REQUIREMENTS: Every line from the top of the records through the line containing "plt.rcParams['axes.unicode_minus'] = False" should be retyped exactly; the pictures should not.

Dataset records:
★ ★ ★

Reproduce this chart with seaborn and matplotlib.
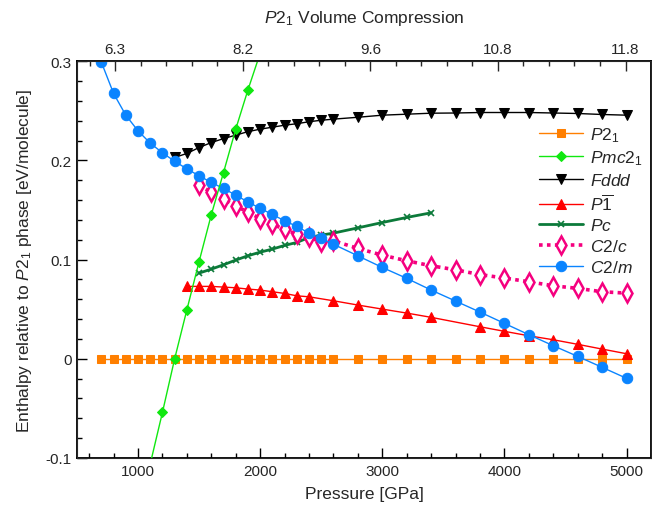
import seaborn as sns
import matplotlib
matplotlib.use("Agg")
import matplotlib.pyplot as plt
from matplotlib.ticker import MultipleLocator, FixedLocator, FuncFormatter

sns.set_style("ticks")
plt.rcParams['font.family'] = ['Liberation Sans', 'DejaVu Sans']
plt.rcParams['mathtext.fontset'] = 'custom'
plt.rcParams['mathtext.it'] = 'Liberation Sans:italic'
plt.rcParams['mathtext.rm'] = 'Liberation Sans'
plt.rcParams['mathtext.default'] = 'it'
plt.rcParams['axes.unicode_minus'] = False

# pressure grids [GPa]
p_full = [700, 800, 900, 1000, 1100, 1200, 1300, 1400, 1500, 1600, 1700, 1800, 1900, 2000,
          2100, 2200, 2300, 2400, 2500, 2600, 2800, 3000, 3200, 3400, 3600, 3800, 4000,
          4200, 4400, 4600, 4800, 5000]
p_fddd = [1300, 1400, 1500, 1600, 1700, 1800, 1900, 2000, 2100, 2200, 2300, 2400, 2500, 2600,
          2800, 3000, 3200, 3400, 3600, 3800, 4000, 4200, 4400, 4600, 4800, 5000]
p_p1bar = [1400, 1500, 1600, 1700, 1800, 1900, 2000, 2100, 2200, 2300, 2400, 2600, 2800,
           3000, 3200, 3400, 3800, 4000, 4200, 4400, 4600, 4800, 5000]
p_pmc = [1100, 1200, 1300, 1400, 1500, 1600, 1700, 1800, 1900, 2000]
p_pc = [1500, 1600, 1700, 1800, 1900, 2000, 2100, 2200, 2300, 2400, 2500, 2600, 2800, 3000,
        3200, 3400]
p_c2c = [1500, 1600, 1700, 1800, 1900, 2000, 2100, 2200, 2300, 2400, 2500, 2600, 2800, 3000,
         3200, 3400, 3600, 3800, 4000, 4200, 4400, 4600, 4800, 5000]

# enthalpies relative to P2_1 [eV/molecule]
h_p21 = [0.0] * len(p_full)
h_pmc = [-0.106, -0.054, 0.0, 0.0494, 0.098, 0.1452, 0.1878, 0.2315, 0.2711, 0.308]
h_fddd = [0.203, 0.207, 0.213, 0.218, 0.222, 0.2255, 0.229, 0.2315, 0.2335, 0.2355, 0.237,
          0.239, 0.2405, 0.2416, 0.2435, 0.2456, 0.2466, 0.2476, 0.2478, 0.2483, 0.2483,
          0.2483, 0.2478, 0.2473, 0.2463, 0.2456]
h_p1bar = [0.073, 0.073, 0.073, 0.0723, 0.0716, 0.0703, 0.0693, 0.0676, 0.0659, 0.0635,
           0.0625, 0.0585, 0.0542, 0.0501, 0.0461, 0.0418, 0.0323, 0.0277, 0.0232, 0.0192,
           0.0146, 0.0098, 0.0051]
h_pc = [0.0864, 0.0904, 0.0948, 0.0995, 0.1039, 0.1075, 0.1106, 0.1143, 0.1173, 0.1223,
        0.1247, 0.1267, 0.132, 0.1374, 0.1425, 0.1472]
h_c2c = [0.1754, 0.1677, 0.161, 0.1539, 0.148, 0.1413, 0.1358, 0.1304, 0.1257, 0.1223, 0.118,
         0.119, 0.1113, 0.1045, 0.0988, 0.0938, 0.0897, 0.0849, 0.0814, 0.0777, 0.0736,
         0.071, 0.0676, 0.0662]
h_c2m = [0.299, 0.2675, 0.2456, 0.2298, 0.2174, 0.2077, 0.1991, 0.1915, 0.1845, 0.1778,
         0.1717, 0.165, 0.1581, 0.1517, 0.1455, 0.1391, 0.1335, 0.1267, 0.1214, 0.1155,
         0.1038, 0.0921, 0.0811, 0.0693, 0.0582, 0.0471, 0.0357, 0.0243, 0.0132, 0.0024,
         -0.0086, -0.0197]

top_labels = ['6.3', '8.2', '9.6', '10.8', '11.8']

fig, ax = plt.subplots(figsize=(6.52, 5.10), dpi=100)
fig.subplots_adjust(left=0.118, right=0.9985, bottom=0.1, top=0.878)

sns.lineplot(x=p_full, y=h_p21, ax=ax, color='#ff7f00', lw=1, marker='s', ms=6,
             mec='#ff7f00', label=r'$P2_1$', zorder=2)
sns.lineplot(x=p_pmc, y=h_pmc, ax=ax, color='#10e810', lw=1, marker='D', ms=5,
             mec='#10e810', label=r'$Pmc2_1$', zorder=5)
sns.lineplot(x=p_fddd, y=h_fddd, ax=ax, color='black', lw=1, marker='v', ms=7.5,
             mec='black', label=r'$Fddd$', zorder=3)
sns.lineplot(x=p_p1bar, y=h_p1bar, ax=ax, color='#ff0000', lw=1, marker='^', ms=7.5,
             mec='#ff0000', label=r'$P\overline{1}$', zorder=3)
sns.lineplot(x=p_pc, y=h_pc, ax=ax, color='#0c7a3a', lw=2, marker='x', ms=5,
             mec='#0c7a3a', mew=1.2, label=r'$Pc$', zorder=3)
sns.lineplot(x=p_c2c, y=h_c2c, ax=ax, color='#f5007f', lw=2.6, ls=(0, (1, 1.2)), marker='d',
             ms=8.7, mfc='white', mec='#f5007f', mew=1.8, label=r'$C2/c$', zorder=3)
sns.lineplot(x=p_full, y=h_c2m, ax=ax, color='#0a84ff', lw=1, marker='o', ms=7.5,
             mec='#0a84ff', label=r'$C2/m$', zorder=4)

ax.set_xlim(500, 5200)
ax.set_ylim(-0.1, 0.3)
ax.xaxis.set_major_locator(MultipleLocator(1000))
ax.xaxis.set_minor_locator(MultipleLocator(200))
ax.yaxis.set_major_locator(MultipleLocator(0.1))
ax.yaxis.set_minor_locator(MultipleLocator(0.02))
ax.yaxis.set_major_formatter(FuncFormatter(lambda v, pos: '%g' % round(v, 3)))
ax.tick_params(which='both', direction='in', top=False, right=False, labelsize=11,
               color='black', width=1, pad=4)
ax.tick_params(which='major', length=7)
ax.tick_params(which='minor', length=3.5)
for s in ax.spines.values():
    s.set_linewidth(1.3)
    s.set_color('black')

ax.set_xlabel('Pressure [GPa]', fontsize=12.5, labelpad=6)
ax.set_ylabel(r'Enthalpy relative to $P2_1$ phase [eV/molecule]', fontsize=12.5, labelpad=8)

ax2 = ax.twiny()
ax2.set_xlim(-0.3, 4.2)
ax2.xaxis.set_major_locator(FixedLocator([0, 1, 2, 3, 4]))
ax2.set_xticklabels(top_labels)
ax2.xaxis.set_minor_locator(MultipleLocator(0.2))
ax2.tick_params(which='both', direction='in', labelsize=11, width=1, pad=4)
ax2.tick_params(which='major', length=7)
ax2.tick_params(which='minor', length=3.5)
ax2.set_xlabel(r'$P2_1$ Volume Compression', fontsize=12.5, labelpad=14)

ax.legend(loc='upper left', bbox_to_anchor=(0.778, 0.879), frameon=False, fontsize=12.5,
          handlelength=2.5, handletextpad=0.4, labelspacing=0.27, borderpad=0.4)

fig.savefig('out.png', dpi=100)
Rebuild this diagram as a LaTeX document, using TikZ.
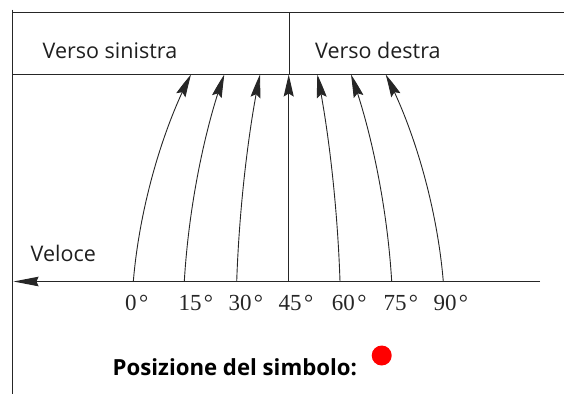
\documentclass[tikz,border=0pt]{standalone}
\usepackage{fontspec}
\setmainfont{Liberation Serif}
\newfontfamily\uifont{Open Sans}
\usetikzlibrary{arrows.meta,bending}
\begin{document}
\begin{tikzpicture}[x=1pt,y=-1pt,
  frame/.style={line width=1.2pt,black!85},
  flow/.style={line width=0.9pt,black!85,-{Stealth[length=22pt,width=10pt,inset=3pt,bend]}},
  lbl/.style={inner sep=0pt,anchor=base west,font=\uifont\fontsize{21.5}{24}\selectfont,text=black!88},
  deg/.style={inner sep=0pt,anchor=base west,font=\fontsize{23}{24}\selectfont,text=black!85}]
\useasboundingbox (0,0) rectangle (564,394);
% frame
\coordinate (tl) at (12.7,9.5);
\coordinate (bl) at (12.7,394);
\coordinate (tr) at (564,12.3);
\coordinate (tlh) at (12.7,12.3);
\coordinate (ml) at (12.7,74.5);
\coordinate (mr) at (564,74.5);
\coordinate (dtop) at (289.5,12.3);
\coordinate (dbot) at (289.5,74.5);
\draw[frame] (tl) -- (bl);
\draw[frame] (tlh) -- (tr);
\draw[frame] (ml) -- (mr);
\draw[frame] (dtop) -- (dbot);
% baseline
\coordinate (axr) at (540,281.5);
\coordinate (axl) at (13.5,281.5);
\draw[frame,-{Stealth[length=25pt,width=9.5pt,inset=2pt]}] (axr) -- (axl);
% flow lines
\foreach \i/\bx/\tx/\ca/\cb in {0/133.3/191/140.2/166.2, 1/184.3/224.3/189.1/207.1, 2/236.7/260/239.5/250.0, 4/340/317.3/337.3/327.1, 5/391.7/351/386.8/368.5, 6/443.3/385.7/436.4/410.5}{
  \coordinate (b\i) at (\bx,281.5);
  \coordinate (t\i) at (\tx,74.5);
  \draw[flow] (b\i) .. controls (\ca,200) and (\cb,121) .. (t\i);
}
\coordinate (b3) at (288.7,281.5);
\coordinate (t3) at (288.7,74.5);
\draw[flow,line width=1.1pt] (b3) -- (t3);
% texts
\node[lbl] (vs) at (42.5,58.3) {Verso sinistra};
\node[lbl] (vd) at (315,58.3) {Verso destra};
\node[lbl] (vel) at (30.5,261.7) {Veloce};
\foreach \i/\x/\v in {0/125/0,1/178.3/15,2/228.3/30,3/278.5/45,4/331.7/60,5/383.3/75,6/433.3/90}{
  \node[deg] (d\i) at (\x,310) {\v\kern2.5pt°};
}
\node[lbl,font=\uifont\bfseries\fontsize{22.2}{24}\selectfont,text=black] (pos) at (112.5,375) {Posizione del simbolo:};
\node[circle,fill=red,minimum size=20pt,inner sep=0pt] (dot) at (381.7,355.5) {};
\end{tikzpicture}
\end{document}
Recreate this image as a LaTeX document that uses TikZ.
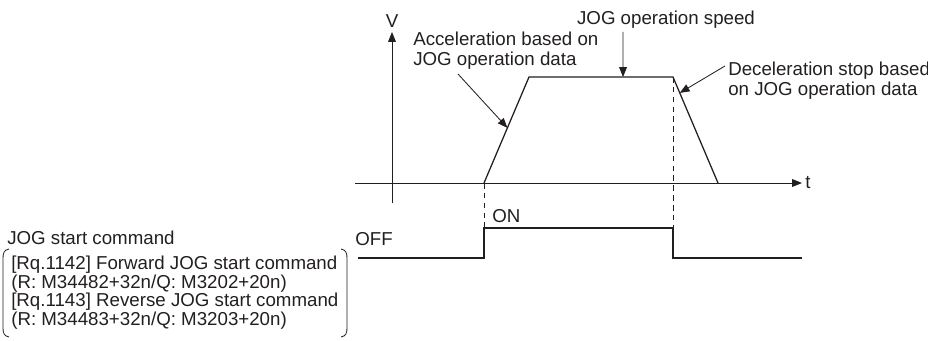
\documentclass[tikz,border=0pt]{standalone}
\usepackage{fontspec}
\setmainfont{Liberation Sans}
\usetikzlibrary{positioning,arrows.meta,calc}
\definecolor{lineC}{RGB}{35,31,32}
\tikzset{
	axis/.style={-{Triangle[length=7pt,width=5.5pt]}, line width=0.6pt, lineC},
	curve/.style={line width=0.9pt, lineC},
	guide/.style={dash pattern=on 4pt off 3pt, line width=0.5pt, lineC},
	pointer/.style={-{Triangle[length=7pt,width=5.5pt]}, line width=0.6pt, lineC},
	brk/.style={line width=0.6pt, lineC},
	lbl/.style={font=\fontsize{13.3}{14.9}\selectfont, text=lineC, inner sep=0pt, align=left},
	listlbl/.style={lbl, font=\fontsize{13.3}{13.2}\selectfont},
}

\begin{document}
\begin{tikzpicture}[x=0.025cm, y=-0.025cm]
		\useasboundingbox (0,0) rectangle (928,341);
		
		% =============== AXES ===============
		\coordinate (vbot) at (392,203);
		\coordinate (vtop) at (392,32);
		\coordinate (tl)   at (355,183);
		\coordinate (tr)   at (802,183);
		\draw[axis] (vbot) -- (vtop);
		\draw[axis] (tl) -- (tr);
		\node[lbl, anchor=south] (V) at (392,28) {V};
		\node[lbl, anchor=west]  (t) at (805,183) {t};
		
		% =============== SPEED PROFILE ===============
		\coordinate (a0) at (484,183);
		\coordinate (a1) at (529,77);
		\coordinate (a2) at (673,77);
		\coordinate (a3) at (718,183);
		\draw[curve] (a0) -- (a1) -- (a2) -- (a3);
		
		% =============== START COMMAND SIGNAL ===============
		\coordinate (s0) at (358,258);
		\coordinate (s1) at (484,258);
		\coordinate (s2) at (484,228);
		\coordinate (s3) at (673,228);
		\coordinate (s4) at (673,258);
		\coordinate (s5) at (802,258);
		\draw[curve] (s0) -- (s1) -- (s2) -- (s3) -- (s4) -- (s5);
		\draw[guide] (a0) -- (s2);
		\draw[guide] (a2) -- (s3);
		\node[lbl, anchor=base west] (on)  at (492,222) {ON};
		\node[lbl, anchor=base west] (off) at (355,245) {OFF};
		
		% =============== ANNOTATIONS ===============
		\node[lbl, anchor=base] (speed) at (666,25) {JOG operation speed};
		\coordinate (spdTail) at (623,32);
		\coordinate (spdTip) at ($(a1)!0.653!(a2)$);
		\draw[pointer] (spdTail) -- (spdTip);
		
		% base of a two-line label = its last line
		\node[lbl, anchor=base west] (acc) at (413,66)
		{Acceleration based on\\JOG operation data};
		\coordinate (accTail) at (458,74);
		\coordinate (accTip) at ($(a0)!0.52!(a1)$);
		\draw[pointer] (accTail) -- (accTip);
		
		\node[lbl, anchor=base west] (dec) at (728,96)
		{Deceleration stop based\\on JOG operation data};
		\coordinate (decTail) at (725,66);
		\coordinate (decTip) at ($(a2)!0.15!(a3)$);
		\draw[pointer] (decTail) -- (decTip);
		
		% =============== START COMMAND LIST ===============
		\node[lbl, anchor=base west] (cmd) at (7,244) {JOG start command};
		\node[listlbl, anchor=base west] (list) at (11,325.5)
		{{[Rq.1142]} Forward JOG start command\\(R: M34482+32n/Q: M3202+20n)\\
			{[Rq.1143]} Reverse JOG start command\\(R: M34483+32n/Q: M3203+20n)};
		\draw[brk] (9,249) .. controls (4,250) and (3,253) .. (3,258) -- (3,328)
		.. controls (3,333) and (4,336) .. (9,337);
		\draw[brk] (341,249) .. controls (346,250) and (347,253) .. (347,258) -- (347,328)
		.. controls (347,333) and (346,336) .. (341,337);
		
	\end{tikzpicture}
\end{document}
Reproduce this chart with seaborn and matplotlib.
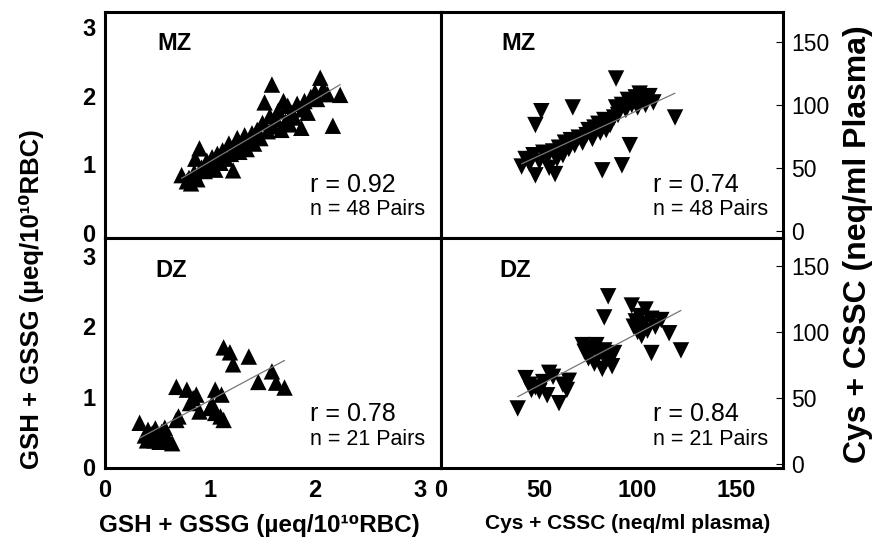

★ ★ ★

SOLUTION TO THE PROBLEM:
Reproduce this chart with seaborn and matplotlib.
import seaborn as sns
import matplotlib
matplotlib.use("Agg")
import matplotlib.pyplot as plt
from matplotlib.ticker import MultipleLocator, FixedLocator, FuncFormatter

sns.set_style("ticks")
plt.rcParams['font.family'] = ['Liberation Sans', 'DejaVu Sans']
plt.rcParams['mathtext.fontset'] = 'custom'
plt.rcParams['mathtext.it'] = 'Liberation Sans:italic'
plt.rcParams['mathtext.rm'] = 'Liberation Sans'
plt.rcParams['mathtext.default'] = 'it'
plt.rcParams['axes.unicode_minus'] = False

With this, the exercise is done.